Minimization of a summation of two functions with respect to two constrained variables

Question

I have a question regarding the minimization of a function, which is a summation of two separate functions, with a discrete list for one of the variables.

$S[a,c]= \sqrt{\sum_{b=0,4,8,12,16}{(f[b]-g[b,c,a])^2}} $

---

$f[b]$ is linear function with one variable , However $g[b,c,a]$ is a complex number function

and note that there are also constraints, $0<c<1$ and $0<a<5$

My question is, how do I first perform the summation then minimize the function $S[a,c]$ to optimize the variable $a$ and $c$ on the function.

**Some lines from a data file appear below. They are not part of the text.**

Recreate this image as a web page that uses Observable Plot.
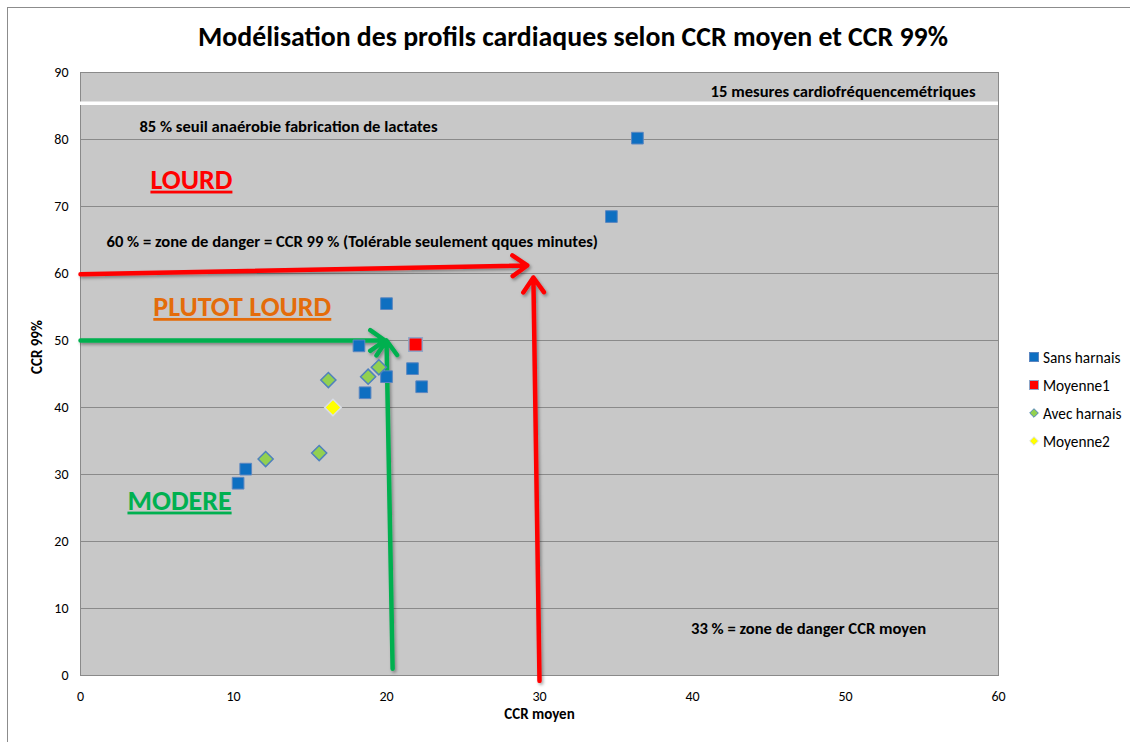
<!DOCTYPE html>
<html>
<head>
<meta charset="utf-8">
<script src="https://cdn.jsdelivr.net/npm/d3@7"></script>
<script src="https://cdn.jsdelivr.net/npm/@observablehq/plot@0.6"></script>
<style>
  body { margin: 0; background: #fff; font-family: Carlito, Lato, "Open Sans", sans-serif; }
  #wrap { position: relative; width: 1130px; height: 742px; overflow: hidden; }
  #border { position: absolute; left: 7px; top: 7px; width: 1140px; height: 760px; border: 1px solid #8c8c8c; box-sizing: border-box; }
  #title { position: relative; height: 55px; line-height: 74px; text-align: center; font-weight: bold; font-size: 27.8px; color: #000; padding-left: 16px; }
  #legend { position: absolute; left: 1029px; top: 343px; font-size: 15.3px; color: #000; }
  #legend div { height: 28px; display: flex; align-items: center; }
  #legend svg { margin-right: 4px; }
</style>
</head>
<body>
<div id="wrap">
  <div id="border"></div>
  <div id="title">Modélisation des profils cardiaques selon CCR moyen et CCR 99%</div>
  <div id="chart"></div>
  <div id="legend"></div>
</div>
<script>
// Data
const sansX = [36.4, 34.7, 20.0, 18.2, 20.0, 18.6, 21.7, 22.3, 10.8, 10.3];
const sansY = [80.2, 68.5, 55.5, 49.2, 44.6, 42.2, 45.8, 43.1, 30.8, 28.7];
const moy1X = [21.9];
const moy1Y = [49.4];
const avecX = [16.2, 18.8, 19.5, 12.1, 15.6];
const avecY = [44.1, 44.6, 46.0, 32.3, 33.2];
const moy2X = [16.5];
const moy2Y = [40.0];

const xTicks = [0, 10, 20, 30, 40, 50, 60];
const yTicks = [0, 10, 20, 30, 40, 50, 60, 70, 80, 90];
const gridY = [10, 20, 30, 40, 50, 60, 70, 80];

const seriesNames = ["Sans harnais", "Moyenne1", "Avec harnais", "Moyenne2"];

// annotation arrows
const arrowX1 = [0, 30.0, 0, 20.4];
const arrowY1 = [59.9, -0.8, 50.0, 1.0];
const arrowX2 = [29.2, 29.6, 19.9, 20.0];
const arrowY2 = [61.2, 59.4, 50.0, 50.0];
const arrowColor = ["red", "red", "green", "green"];

const lineY = [85.4];

// annotation texts
const endText = ["15 mesures cardiofréquencemétriques"];
const endX = [58.5];
const endY = [87.2];
const noteText = ["85 % seuil anaérobie fabrication de lactates",
  "60 % = zone de danger = CCR 99 % (Tolérable seulement qques minutes)", "33 % = zone de danger CCR moyen"];
const noteX = [3.85, 1.7, 39.9];
const noteY = [81.9, 64.8, 7.0];

const zoneText = ["LOURD", "PLUTOT LOURD", "MODERE"];
const zoneX = [4.57, 4.76, 3.07];
const zoneY = [74.0, 55.0, 26.1];
const zoneColor = ["#FF0000", "#E46C0A", "#00B050"];

const toRows = (xs, ys) => xs.map((x, i) => ({x, y: ys[i]}));
const arrows = arrowX1.map((x1, i) => ({x1, y1: arrowY1[i], x2: arrowX2[i], y2: arrowY2[i], c: arrowColor[i]}));
const ends = endText.map((t, i) => ({t, x: endX[i], y: endY[i]}));
const notes = noteText.map((t, i) => ({t, x: noteX[i], y: noteY[i]}));
const zones = zoneText.map((t, i) => ({t, x: zoneX[i], y: zoneY[i], c: zoneColor[i]}));

const colorMap = {red: "#FF0000", green: "#00B050"};

const chart = Plot.plot({
  width: 1130,
  height: 687,
  marginLeft: 80,
  marginRight: 132,
  marginTop: 17,
  marginBottom: 67,
  style: {fontFamily: "Carlito, Lato, 'Open Sans', sans-serif", fontSize: "14px", color: "#000", background: "transparent"},
  x: {domain: [0, 60], ticks: xTicks, tickSize: 0, tickPadding: 16, label: null, tickFormat: d => d},
  y: {domain: [0, 90], ticks: yTicks, tickSize: 0, tickPadding: 12, label: null, tickFormat: d => d},
  marks: [
    Plot.frame({fill: "#C8C8C8", stroke: null}),
    Plot.ruleY(gridY, {stroke: "#8A8A8A", strokeWidth: 1}),
    Plot.frame({stroke: "#8A8A8A", strokeWidth: 1}),
    Plot.ruleY(lineY, {stroke: "#FFFFFF", strokeWidth: 3.5, ariaLabel: "whiteline"}),
    Plot.arrow(arrows, {x1: "x1", y1: "y1", x2: "x2", y2: "y2", stroke: d => colorMap[d.c], strokeWidth: 4.5, headLength: 6, headAngle: 70, strokeLinecap: "round", strokeLinejoin: "round"}),
    Plot.dot(toRows(sansX, sansY), {x: "x", y: "y", symbol: "square", r: 6.6, fill: "#0E6FC1", stroke: "#5B86C0", strokeWidth: 1}),
    Plot.dot(toRows(moy1X, moy1Y), {x: "x", y: "y", symbol: "square", r: 7.6, fill: "#FF0000", stroke: "#8EA6C8", strokeWidth: 1.5}),
    Plot.dot(toRows(avecX, avecY), {x: "x", y: "y", symbol: "diamond2", r: 6.8, fill: "#92D050", stroke: "#4F81BD", strokeWidth: 1.5}),
    Plot.dot(toRows(moy2X, moy2Y), {x: "x", y: "y", symbol: "diamond2", r: 7.4, fill: "#FFFF00", stroke: "#D8DCE8", strokeWidth: 1.5}),
    Plot.text(ends, {x: "x", y: "y", text: "t", textAnchor: "end", fontWeight: "bold", fontSize: 16.6, fill: "#000"}),
    Plot.text(notes, {x: "x", y: "y", text: "t", textAnchor: "start", fontWeight: "bold", fontSize: 16.6, fill: "#000"}),
    Plot.text(zones, {x: "x", y: "y", text: "t", textAnchor: "start", fontWeight: "bold", fontSize: 28, fill: d => d.c}),
    Plot.text(["CCR 99%"], {frameAnchor: "left", dx: -43, rotate: -90, fontWeight: "bold", fontSize: 15}),
    Plot.text(["CCR moyen"], {frameAnchor: "bottom", dy: 43, fontWeight: "bold", fontSize: 15})
  ]
});

d3.select(chart).selectAll("text").each(function() {
  if (zoneText.includes(this.textContent)) this.style.textDecoration = "underline";
});

// drop shadows on arrows and white line
const defs = d3.select(chart).insert("defs", ":first-child");
const f = defs.append("filter").attr("id", "shadow").attr("filterUnits", "userSpaceOnUse")
  .attr("x", 0).attr("y", 0).attr("width", 1130).attr("height", 687);
f.append("feDropShadow").attr("dx", 1.5).attr("dy", 2).attr("stdDeviation", 1.5).attr("flood-color", "#000").attr("flood-opacity", 0.35);
d3.select(chart).selectAll("g[aria-label='arrow'], g[aria-label='whiteline']").attr("filter", "url(#shadow)");

document.getElementById("chart").appendChild(chart);

// Legend
const legendSymbols = [
  `<svg width="10" height="10"><rect x="0.5" y="0.5" width="9" height="9" fill="#0E6FC1" stroke="#5B86C0"/></svg>`,
  `<svg width="10" height="10"><rect x="0.5" y="0.5" width="9" height="9" fill="#FF0000" stroke="#8EA6C8"/></svg>`,
  `<svg width="10" height="10"><path d="M5,0.7L9.3,5L5,9.3L0.7,5Z" fill="#92D050" stroke="#4F81BD"/></svg>`,
  `<svg width="10" height="10"><path d="M5,0.7L9.3,5L5,9.3L0.7,5Z" fill="#FFFF00" stroke="#D8DCE8"/></svg>`
];
document.getElementById("legend").innerHTML = seriesNames.map((n, i) => `<div>${legendSymbols[i]}<span>${n}</span></div>`).join("");
</script>
</body>
</html>
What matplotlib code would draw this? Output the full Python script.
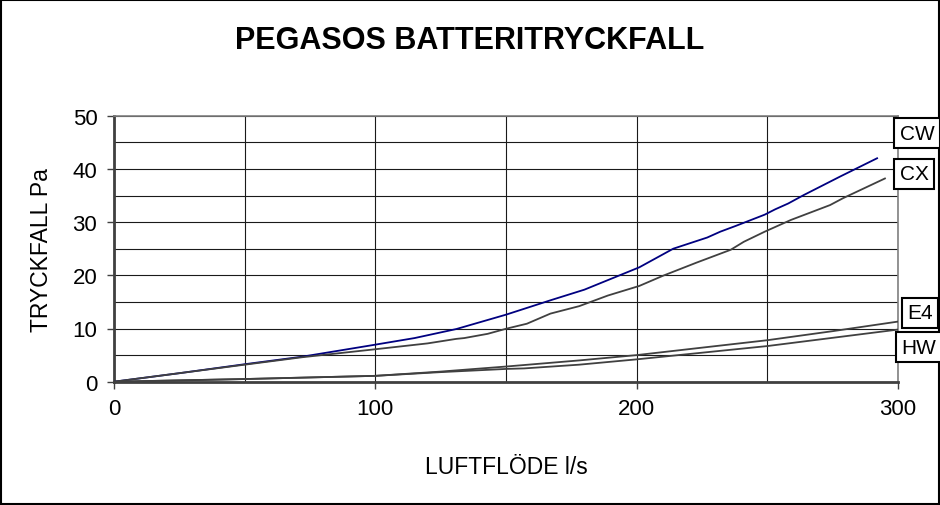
import matplotlib.pyplot as plt
from matplotlib.patches import Rectangle
from matplotlib.ticker import MultipleLocator

plt.rcParams['font.family'] = ['Liberation Sans', 'DejaVu Sans']

# luftflöde l/s vs tryckfall Pa
cw_x = [0, 25, 51, 72, 98, 115, 131, 150, 167, 180, 191, 201, 214, 227, 232, 238, 249, 253, 258, 264, 278, 292]
cw_y = [0, 1.6, 3.35, 4.7, 6.8, 8.2, 9.9, 12.6, 15.3, 17.3, 19.5, 21.5, 25.0, 27.1, 28.2, 29.3, 31.4, 32.4, 33.5, 35.1, 38.6, 42.0]

cx_x = [0, 25, 50, 72, 100, 120, 131, 134, 143, 150, 158, 167, 178, 189, 201, 210, 223, 236, 241, 249, 259, 274, 279, 295]
cx_y = [0, 1.6, 3.2, 4.6, 6.1, 7.2, 8.05, 8.2, 9.0, 9.95, 10.9, 12.8, 14.2, 16.2, 18.0, 19.9, 22.4, 24.8, 26.3, 28.2, 30.4, 33.2, 34.5, 38.2]

e4_x = [0, 50, 100, 125, 150, 178, 200, 225, 250, 275, 300]
e4_y = [0, 0.5, 1.1, 1.9, 2.85, 4.0, 5.0, 6.4, 7.8, 9.5, 11.3]

hw_x = [0, 50, 100, 125, 150, 157, 178, 200, 250, 300]
hw_y = [0, 0.5, 1.1, 1.8, 2.4, 2.5, 3.2, 4.2, 6.7, 9.8]

labels = ['CW', 'CX', 'E4', 'HW']
label_pos = [(917, 134), (914, 175), (920, 314), (919, 348)]  # pixel centres

W, H = 940, 506
fig = plt.figure(figsize=(W / 100, H / 100), dpi=100)
ax = fig.add_axes([114 / W, 1 - 382.7 / H, (898 - 114) / W, (382.7 - 116.7) / H])

ax.plot(cw_x, cw_y, color='#000080', lw=1.3, zorder=3)
ax.plot(cx_x, cx_y, color='#404040', lw=1.3, zorder=3)
ax.plot(e4_x, e4_y, color='#404040', lw=1.3, zorder=3)
ax.plot(hw_x, hw_y, color='#404040', lw=1.3, zorder=3)

ax.set_xlim(0, 300)
ax.set_ylim(0, 50)
ax.xaxis.set_major_locator(MultipleLocator(100))
ax.xaxis.set_minor_locator(MultipleLocator(50))
ax.yaxis.set_major_locator(MultipleLocator(10))
ax.yaxis.set_minor_locator(MultipleLocator(5))
ax.grid(which='both', color='#1a1a1a', lw=0.8)
ax.set_axisbelow(True)
ax.tick_params(axis='both', which='major', length=5, width=1, color='#404040',
               labelsize=16, pad=7)
ax.tick_params(axis='both', which='minor', length=0)

for s in ['left', 'bottom']:
    ax.spines[s].set_color('#404040')
    ax.spines[s].set_linewidth(2)
for s in ['top', 'right']:
    ax.spines[s].set_color('#808080')
    ax.spines[s].set_linewidth(1.2)

ax.set_xlabel('LUFTFLÖDE l/s', fontsize=16.5, labelpad=26)
ax.set_ylabel('TRYCKFALL Pa', fontsize=16.5, labelpad=14)

fig.text(470 / W, 1 - 41 / H, 'PEGASOS BATTERITRYCKFALL', fontsize=22,
         fontweight='bold', ha='center', va='center')

for lab, (px, py) in zip(labels, label_pos):
    fig.text(px / W, 1 - py / H, lab, fontsize=15, ha='center', va='center',
             bbox=dict(boxstyle='square,pad=0.25', fc='white', ec='black', lw=1.5))

fig.patches.append(Rectangle((0.001, 0.001), 0.998, 0.997, transform=fig.transFigure,
                             fill=False, ec='black', lw=1.5))

fig.savefig('out.png', dpi=100)
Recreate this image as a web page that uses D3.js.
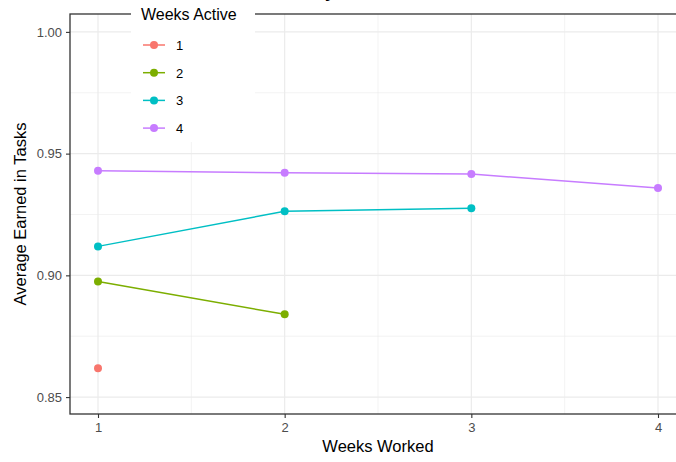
<!DOCTYPE html>
<html>
<head>
<meta charset="utf-8">
<script src="https://cdn.jsdelivr.net/npm/d3@7"></script>
<style>
  body { margin: 0; background: #fff; }
  svg { display: block; font-family: "Liberation Sans", Arial, sans-serif; }
</style>
</head>
<body>
<div id="chart"></div>
<script>
/* data */
var weeksWorked = [1, 2, 3, 4];
var groups = ['1', '2', '3', '4'];
var colors = ['#F8766D', '#7CAE00', '#00BFC4', '#C77CFF'];
var avg1 = [0.8618];
var avg2 = [0.8975, 0.8840];
var avg3 = [0.9119, 0.9263, 0.9276];
var avg4 = [0.9430, 0.9421, 0.9416, 0.9359];
var yTicks = [0.85, 0.90, 0.95, 1.00];
var yMinor = [0.875, 0.925, 0.975];
var xMinor = [1.5, 2.5, 3.5];

var series = [avg1, avg2, avg3, avg4].map(function (vals, i) {
  return { key: groups[i], color: colors[i],
    pts: vals.map(function (v, j) { return { x: weeksWorked[j], y: v }; }) };
});

var W = 676, H = 462;
var m = { top: 14, right: -10, bottom: 48, left: 70 };
var pw = W - m.left - m.right, ph = H - m.top - m.bottom;

var svg = d3.select('#chart').append('svg')
  .attr('width', W).attr('height', H);

var x = d3.scaleLinear().domain([0.85, 4.15]).range([m.left, m.left + pw]);
var y = d3.scaleLinear().domain([0.84305, 1.00735]).range([m.top + ph, m.top]);

var g = svg.append('g');

/* grid */
g.selectAll('.ymin').data(yMinor).enter().append('line')
  .attr('x1', m.left).attr('x2', m.left + pw)
  .attr('y1', function (d) { return y(d); }).attr('y2', function (d) { return y(d); })
  .attr('stroke', '#ebebeb').attr('stroke-width', 0.6);
g.selectAll('.xmin').data(xMinor).enter().append('line')
  .attr('y1', m.top).attr('y2', m.top + ph)
  .attr('x1', function (d) { return x(d); }).attr('x2', function (d) { return x(d); })
  .attr('stroke', '#ebebeb').attr('stroke-width', 0.6);
g.selectAll('.ymaj').data(yTicks).enter().append('line')
  .attr('x1', m.left).attr('x2', m.left + pw)
  .attr('y1', function (d) { return y(d); }).attr('y2', function (d) { return y(d); })
  .attr('stroke', '#ebebeb').attr('stroke-width', 1.2);
g.selectAll('.xmaj').data(weeksWorked).enter().append('line')
  .attr('y1', m.top).attr('y2', m.top + ph)
  .attr('x1', function (d) { return x(d); }).attr('x2', function (d) { return x(d); })
  .attr('stroke', '#ebebeb').attr('stroke-width', 1.2);

/* series */
var line = d3.line().x(function (d) { return x(d.x); }).y(function (d) { return y(d.y); });
series.forEach(function (s) {
  g.append('path').datum(s.pts).attr('d', line)
    .attr('fill', 'none').attr('stroke', s.color).attr('stroke-width', 1.5);
  g.selectAll(null).data(s.pts).enter().append('circle')
    .attr('cx', function (d) { return x(d.x); }).attr('cy', function (d) { return y(d.y); })
    .attr('r', 4).attr('fill', s.color);
});

/* panel border */
svg.append('rect')
  .attr('x', m.left).attr('y', m.top).attr('width', pw).attr('height', ph)
  .attr('fill', 'none').attr('stroke', '#333').attr('stroke-width', 1.3);

/* axes */
var xAxis = svg.append('g').attr('transform', 'translate(0,' + (m.top + ph) + ')')
  .call(d3.axisBottom(x).tickValues(weeksWorked).tickFormat(d3.format('d')).tickSize(4).tickPadding(5));
var yAxis = svg.append('g').attr('transform', 'translate(' + m.left + ',0)')
  .call(d3.axisLeft(y).tickValues(yTicks).tickFormat(d3.format('.2f')).tickSize(4).tickPadding(4));
[xAxis, yAxis].forEach(function (a) {
  a.select('.domain').remove();
  a.selectAll('line').attr('stroke', '#333').attr('stroke-width', 1.1);
  a.selectAll('text').attr('fill', '#4d4d4d').style('font-size', '13px')
    .style('font-family', '"Liberation Sans", Arial, sans-serif');
});

/* axis titles */
svg.append('text').attr('x', m.left + (676 - m.left) / 2 + 5).attr('y', 452)
  .attr('text-anchor', 'middle').style('font-size', '16.5px').attr('fill', '#000')
  .text('Weeks Worked');
svg.append('text')
  .attr('transform', 'translate(26,' + (m.top + ph / 2) + ') rotate(-90)')
  .attr('text-anchor', 'middle').style('font-size', '16.5px').attr('fill', '#000')
  .text('Average Earned in Tasks');

/* title, mostly cut off above the frame */
svg.append('text').attr('x', 335).attr('y', -3)
  .attr('text-anchor', 'end').style('font-size', '18px').style('font-weight', 'bold')
  .text('Average Earned by');

/* legend */
var lg = svg.append('g').attr('transform', 'translate(131,0)');
lg.append('rect').attr('x', 0).attr('y', 0).attr('width', 124).attr('height', 142).attr('fill', '#fff');
lg.append('text').attr('x', 10).attr('y', 20).style('font-size', '16px').attr('fill', '#000')
  .text('Weeks Active');
var items = lg.selectAll('.item').data(series).enter().append('g')
  .attr('transform', function (d, i) { return 'translate(0,' + (45 + i * 27.7) + ')'; });
items.append('line').attr('x1', 12).attr('x2', 34).attr('y1', 0).attr('y2', 0)
  .attr('stroke', function (d) { return d.color; }).attr('stroke-width', 1.5);
items.append('circle').attr('cx', 23).attr('cy', 0).attr('r', 4)
  .attr('fill', function (d) { return d.color; });
items.append('text').attr('x', 45).attr('y', 5).style('font-size', '13px').attr('fill', '#000')
  .text(function (d) { return d.key; });
</script>
</body>
</html>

Is there anyway I can used the NMinimize option?

I tried using this built in operator and it gives me an error which says that the objects are of unequal length.

Any help regarding this problem would be appreciated.

Answer 1

This not an answer but extended comment. Try something like this.

f[b_] := 2 b - 5
g[b_, c_, a_] := b^2 + 2 c^4 + a^4 + 2
S[a_?NumberQ, c_?NumberQ] := Sqrt[
 Total@Table[(f[b] - g[b, c, a])^2, {b, 0, 16, 4}]]

NMinimize[{S[a, c], 0 < c < 1, 0 < a < 5}, {a, c}]

{269.794, {a -> 0.00163593, c -> 0.00210146}}